Recording Info Recorded at the Kesselhaus in Hanover, Germany, August 15 (during live concert) & 16, 1997

Produced by: Günter Christmann & Mats Gustafsson
Executive Producer: Bruno Johnson
Recorded by: Elke Schipper
Mastered by: Hrolfur Vagnsson

Reviews Rarely heard German provocateur Günter Christmann plays cello on twelve of eighteen freely improvised duos with saxophonist Mats Gustafsson. On the other six, he is heard on the trombone, for which is he is better known. It all works exceedingly well, as Christmann ruptures more than a few bastions of complacency with percussive scratches and highly infectious scurried patches of pulverized explosions, while Gustafsson continues to impress with his perfectly drawn puffs, pants, and snorts. Together, their intense, puckered chops rip through stereotypical tediousness and blast charmed lines of unending fascination. Often quiet, swift, and supple, almost like lizards darting in the desert eve, these two intertwine magnificently, with little percussive sounds predominating, and breathy snorts meeting scratched ruffles. On trombone, Christmann is Gustafsson’s equal, never grandstanding, while both tweak uncharted skies. The trombonist favors muted forays, with intense, yet quiet blats the predominant focus. Both Christmann and Gustafsson can be hard-core, and the saxophonist enjoys energetic bursts to startle and surprise. Mostly, though, this is music that challenges as it subverts, its highly esoteric, yet disarmingly attractive lines an attractive hook.

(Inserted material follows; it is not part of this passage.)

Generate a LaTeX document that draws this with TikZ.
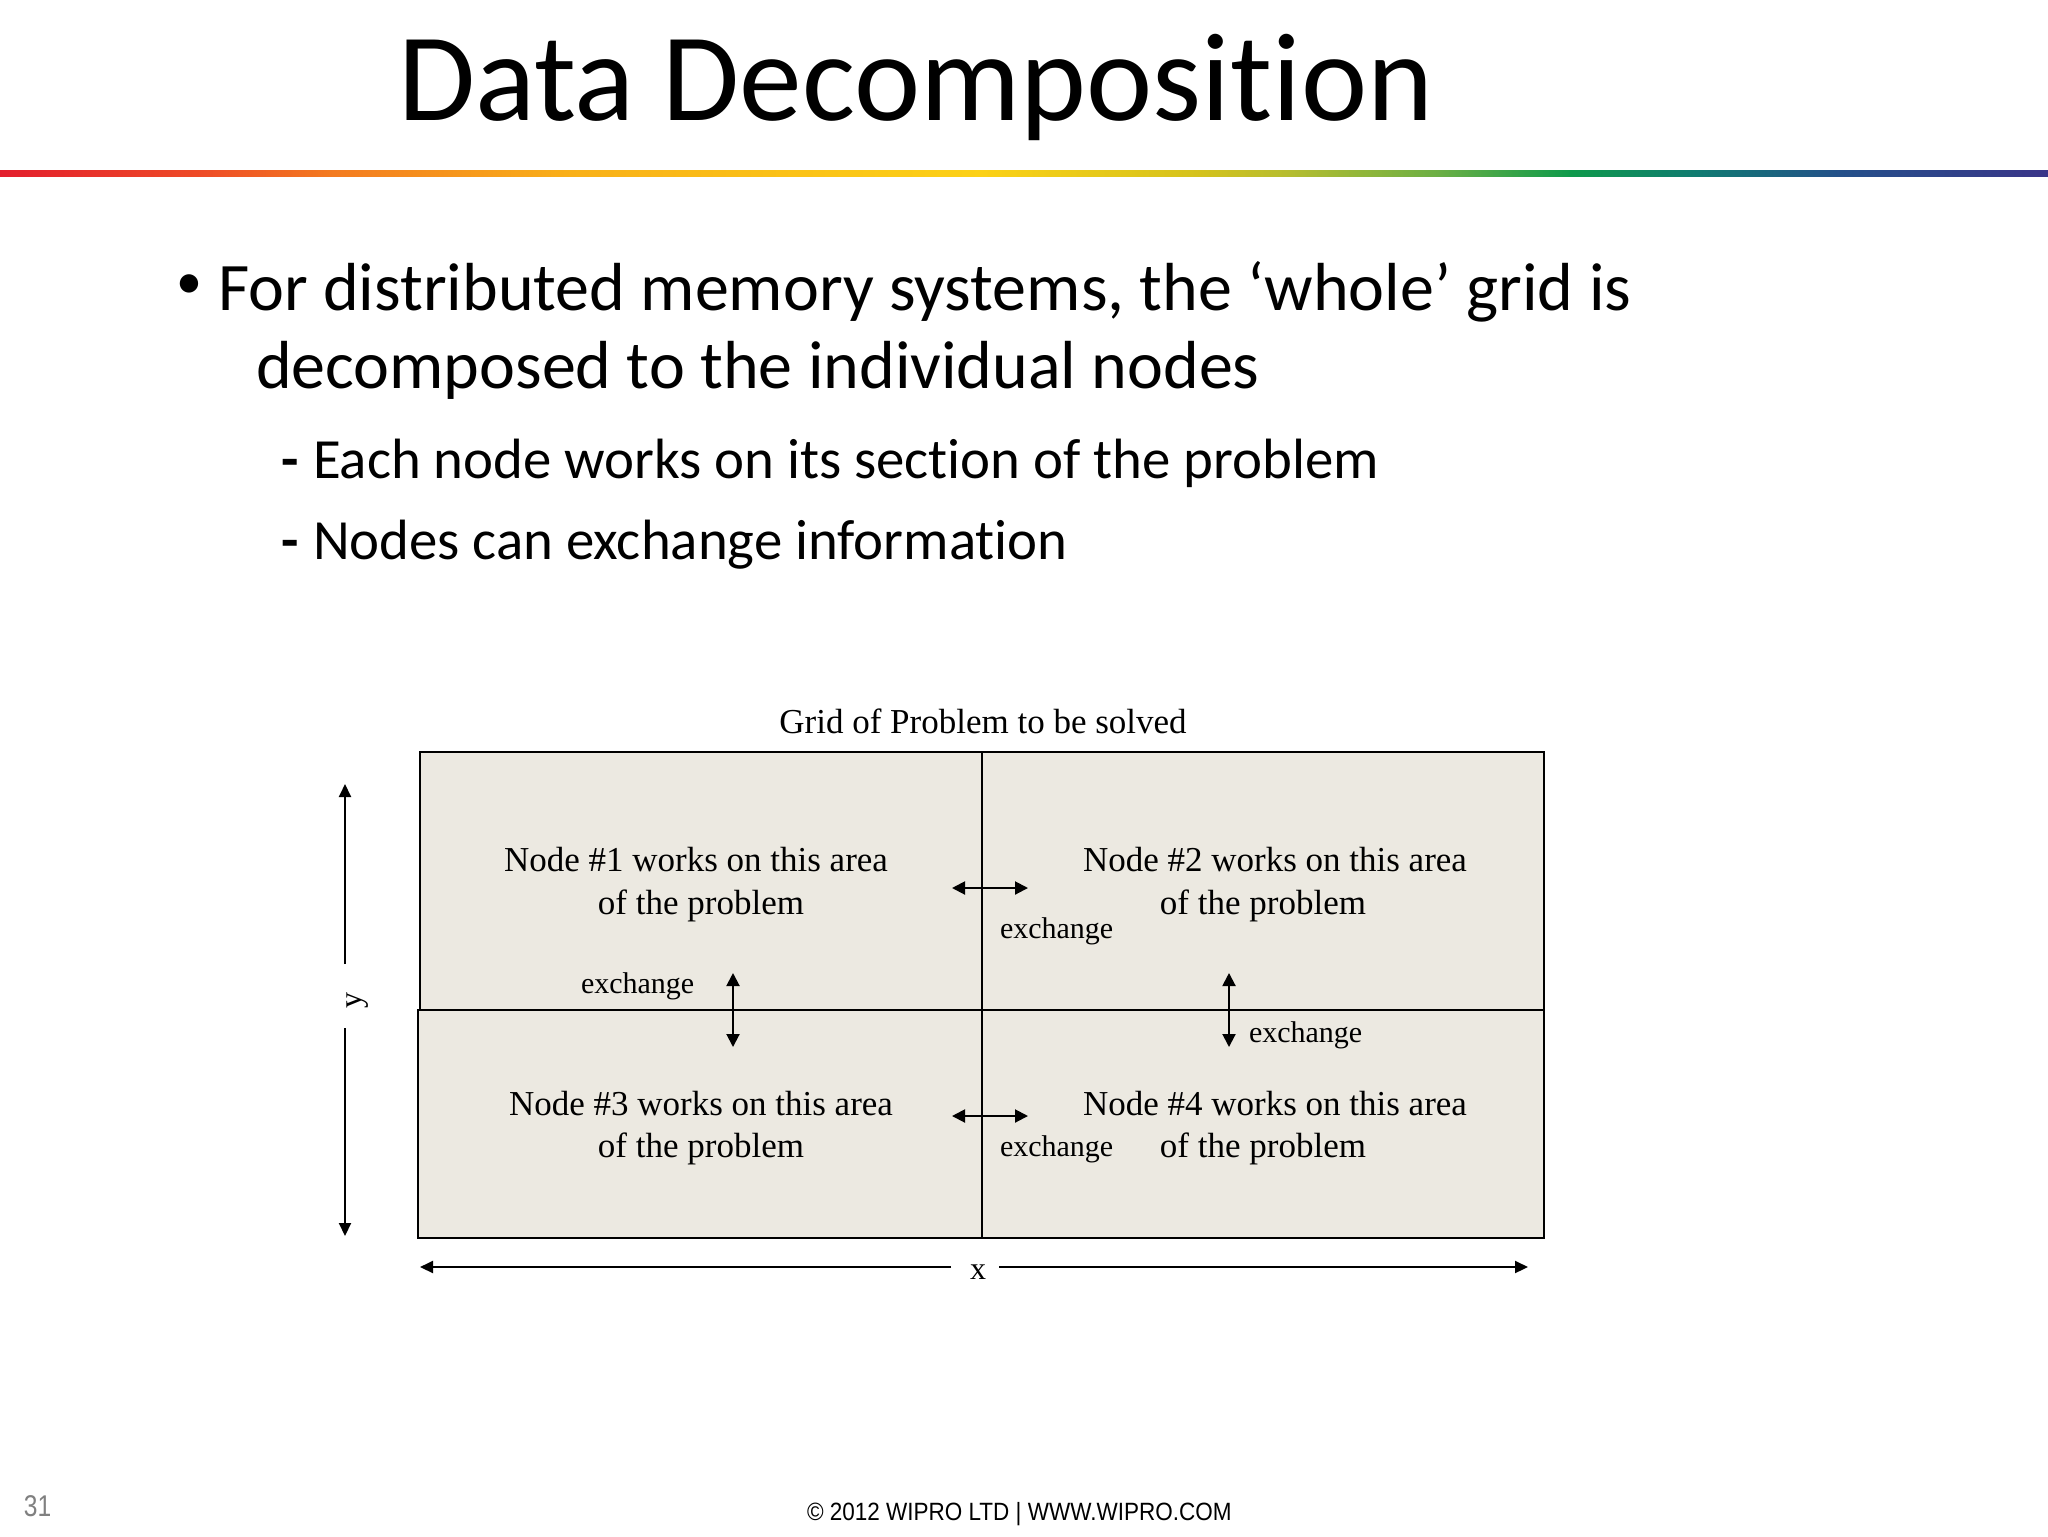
\documentclass[tikz,border=0pt]{standalone}
\usepackage{fontspec}
\setmainfont{Carlito}[Ligatures={NoCommon}]
\newfontfamily\serifdiag{Liberation Serif}
\newfontfamily\footA[FakeStretch=0.82]{Liberation Sans}
\newfontfamily\footB[FakeStretch=0.9]{Liberation Sans}
\usetikzlibrary{arrows.meta}
\definecolor{cellfill}{RGB}{236,233,225}
\definecolor{rb0}{HTML}{E31E2D}
\definecolor{rb1}{HTML}{EE4B27}
\definecolor{rb2}{HTML}{F37A20}
\definecolor{rb3}{HTML}{F9B018}
\definecolor{rb4}{HTML}{FCD116}
\definecolor{rb5}{HTML}{D4C21C}
\definecolor{rb6}{HTML}{B5BD30}
\definecolor{rb7}{HTML}{6AAF45}
\definecolor{rb8}{HTML}{0E9A4B}
\definecolor{rb9}{HTML}{107A72}
\definecolor{rb10}{HTML}{24508A}
\definecolor{rb11}{HTML}{3A3589}
\definecolor{pagenum}{RGB}{128,128,128}
\tikzset{
  txt/.style={inner sep=0pt, outer sep=0pt},
  cell/.style={draw=black, line width=1pt, fill=cellfill, inner sep=0pt, outer sep=0pt},
  celltext/.style={txt, font=\serifdiag\fontsize{17.5}{21}\selectfont, anchor=base},
  exlabel/.style={txt, font=\serifdiag\fontsize{15}{18}\selectfont, anchor=base west},
  exarrow/.style={line width=1pt, {Triangle[length=6.5pt,width=6.5pt]}-{Triangle[length=6.5pt,width=6.5pt]}},
  axisarrow/.style={line width=1pt, -{Triangle[length=6.5pt,width=6pt]}},
}
\begin{document}
\begin{tikzpicture}[x=0.5pt,y=-0.5pt]
\useasboundingbox[fill=white] (0,0) rectangle (2048,1536);

% title
\node[txt, anchor=base west, font=\fontsize{62.7}{74}\selectfont] (title) at (398,120) {Data Decomposition};

% rainbow rule
\foreach \xa/\xb/\ca/\cb in {0/200/rb0/rb1, 200/330/rb1/rb2, 330/570/rb2/rb3, 570/980/rb3/rb4, 980/1200/rb4/rb5, 1200/1290/rb5/rb6, 1290/1440/rb6/rb7, 1440/1570/rb7/rb8, 1570/1700/rb8/rb9, 1700/1840/rb9/rb10, 1840/2048/rb10/rb11}
  \shade[left color=\ca, right color=\cb] (\xa-0.5,170) rectangle (\xb+0.5,176);

% bullets
\node[txt, anchor=center, font=\fontsize{26}{30}\selectfont] (bul) at (189,287) {•};
\node[txt, anchor=base west, font=\fontsize{34}{40}\selectfont] (b1a) at (218,310) {For distributed memory systems, the ‘whole’ grid is};
\node[txt, anchor=base west, font=\fontsize{34}{40}\selectfont] (b1b) at (256,388) {decomposed to the individual nodes};
\node[txt, anchor=base west, font=\bfseries\fontsize{28.4}{34}\selectfont] (d1) at (281,478) {-};
\node[txt, anchor=base west, font=\fontsize{28.4}{34}\selectfont] (s1) at (313,478) {Each node works on its section of the problem};
\node[txt, anchor=base west, font=\bfseries\fontsize{28.4}{34}\selectfont] (d2) at (281,559) {-};
\node[txt, anchor=base west, font=\fontsize{28.4}{34}\selectfont] (s2) at (313,559) {Nodes can exchange information};

% diagram
\node[txt, anchor=base, font=\serifdiag\fontsize{17.5}{21}\selectfont] (gridtitle) at (983,733) {Grid of Problem to be solved};

\path[cell] (420,752) rectangle (982,1010);
\path[cell] (982,752) rectangle (1544,1010);
\path[cell] (418,1010) rectangle (982,1238);
\path[cell] (982,1010) rectangle (1544,1238);
\node[txt, minimum width=281pt, minimum height=129pt, anchor=north west] (c1) at (420,752) {};
\node[txt, minimum width=281pt, minimum height=129pt, anchor=north west] (c2) at (982,752) {};
\node[txt, minimum width=282pt, minimum height=114pt, anchor=north west] (c3) at (418,1010) {};
\node[txt, minimum width=281pt, minimum height=114pt, anchor=north west] (c4) at (982,1010) {};

\node[celltext] (t1a) at (696,871) {Node \#1 works on this area};
\node[celltext] (t1b) at (701,914) {of the problem};
\node[celltext] (t2a) at (1275,871) {Node \#2 works on this area};
\node[celltext] (t2b) at (1263,914) {of the problem};
\node[celltext] (t3a) at (701,1115) {Node \#3 works on this area};
\node[celltext] (t3b) at (701,1157) {of the problem};
\node[celltext] (t4a) at (1275,1115) {Node \#4 works on this area};
\node[celltext] (t4b) at (1263,1157) {of the problem};

% exchange arrows
\coordinate (h1l) at (952,888); \coordinate (h1r) at (1028,888);
\coordinate (h2l) at (952,1116); \coordinate (h2r) at (1028,1116);
\coordinate (v1t) at (733,973); \coordinate (v1b) at (733,1047);
\coordinate (v2t) at (1229,973); \coordinate (v2b) at (1229,1047);
\draw[exarrow] (h1l) -- (h1r);
\draw[exarrow] (h2l) -- (h2r);
\draw[exarrow] (v1t) -- (v1b);
\draw[exarrow] (v2t) -- (v2b);
\node[exlabel] (e1) at (1000,938) {exchange};
\node[exlabel] (e2) at (1000,1156) {exchange};
\node[exlabel] (e3) at (581,993) {exchange};
\node[exlabel] (e4) at (1249,1042) {exchange};

% axes
\coordinate (ytop) at (345,784); \coordinate (ybot) at (345,1236);
\coordinate (yg1) at (345,964); \coordinate (yg2) at (345,1028);
\node[txt, rotate=90, font=\serifdiag\fontsize{16}{19}\selectfont] (ylab) at (358,1000) {y};
\draw[axisarrow] (yg1) -- (ytop);
\draw[axisarrow] (yg2) -- (ybot);
\coordinate (xl) at (420,1267); \coordinate (xr) at (1528,1267);
\coordinate (xg1) at (951,1267); \coordinate (xg2) at (999,1267);
\node[txt, font=\serifdiag\fontsize{16}{19}\selectfont] (xlab) at (978,1272) {x};
\draw[axisarrow] (xg1) -- (xl);
\draw[axisarrow] (xg2) -- (xr);

% footer
\node[txt, anchor=base west, text=pagenum, font=\footA\fontsize{15}{18}\selectfont] (pnum) at (24,1516) {31};
\node[txt, anchor=base west, font=\footB\fontsize{12.5}{15}\selectfont] (copy) at (807,1520) {© 2012 WIPRO LTD | WWW.WIPRO.COM};
\end{tikzpicture}
\end{document}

Highly ambitious, subtly exciting, and always formidable, Christmann and Gustafsson make a delightfully revolutionary pair. Not easy listening, but rewarding listening, and continuously challenging listening, these guys shake the heavens with heartfelt cries of mercy. There are no liner notes but what could be said? Powerful stuff, but you have to look below the surface.